Encanto

Encanto | Disney Movies

I went into this movie entirely blind. I didn’t even know it existed until a week or so ago, and I hadn’t seen a trailer or read a blurb about it. I did know that the critics are largely for it, though.

As the opening exposition was dumped, I had a little conversation with myself:

“This is a lot. This is a lot of really weird stuff. This setup is completely bizarre and convoluted,” said one part of me.

“Okay, but,” said the other part, “all you do is bitch about how every new movie is either a remake, an adaptation, a sequel, or some other safe cash-grab like 8-bit Christmas that is a marketing angle first, and a story second. You cannot keep making these complaints AND be this fussy about something that is challenging you with its originality.”

And so I adjusted my attitude, and sat back to just let it wash over me. After about 5 minutes I was into it, and from then on it was pretty smooth.

Encanto is a beautiful film. To this point, my favorite (that’s not to say the best) Pixar movie has been (and remains) Coco, but it is easy to see here that the amount of technical progress and the artistry it allows from film to film is unstoppable.

I’m no advocate for 3D animated films. I’m a curmudgeonly child of the early 90s Cartoon Network, which is to say, recirculated 20th century cartoons and all that anime had to offer until it too went down the 3D mudslide. That being said, they aren’t going away, and pretending 3D animation is inferior to 2D animation is not something I am prepared to do. As long as 3D animation is the norm, I should hope that it can somehow continue to keep evolving into ever more striking and beautiful forms. In that regard, Encanto is captivating.

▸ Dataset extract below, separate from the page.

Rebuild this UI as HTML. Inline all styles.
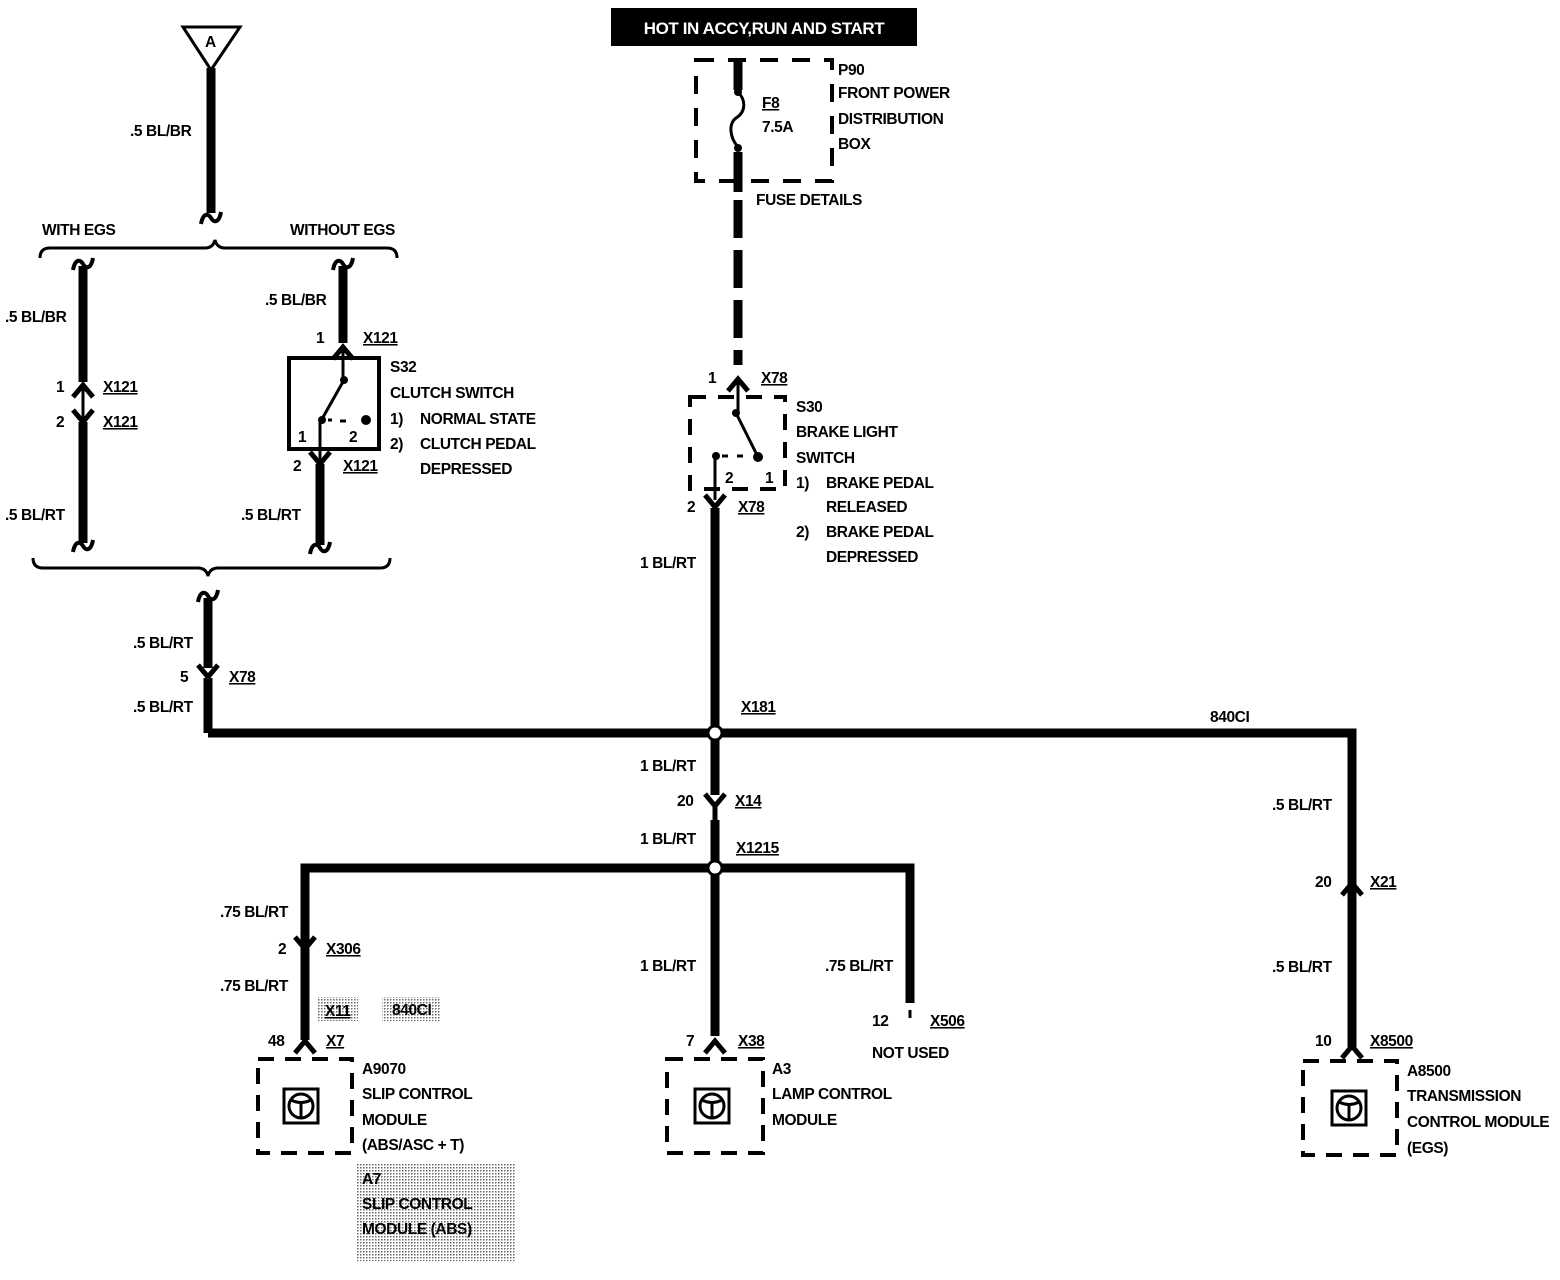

The music is often very good, too. I guess that’s up to Lin-Manuel Miranda. I am not as infatuated with his work as most people seem to be, but I must admit the man knows how to write an earworm. That said, I do think the rap-adjacent, rapid-fire lyrics are more challenging than they need to be. But then maybe I’m just an old square.

With its next feature Encanto, Disney swaps pure fantasy for magical  realism - The Verge

I rather like that this movie doesn’t have a traditional (read: any) villain. In operating outside all the strict storytelling standards of the modern movie marketplace, this film feels more like an original, authentic fairytale than a typical Disney movie. Most of the time.

You can still intuit the directions the movie will move in, and I won’t pretend that being the most original Disney film I’ve seen in a long time makes it the most original anything else I’ve seen in a long time, but it is wholly pleasant, and wholesome, approachable and sweet. Coco is still the one that hits me hardest in the tear duct activation center, but it had my roommate and her mother sobbing by the end.

I’d have liked it to be a little funnier, and for the cousin characters to have more character development than just the songs that tell us what they’ve been feeling all their lives until now, but this movie has an effortless charm and I am looking forward to seeing it again in the future.

I’m giving this movie an 8 out of 10 and calling it Good. You can watch this film in theaters. And maybe on Disney+ with an extra surcharge? I don’t know. Watch this in a theater.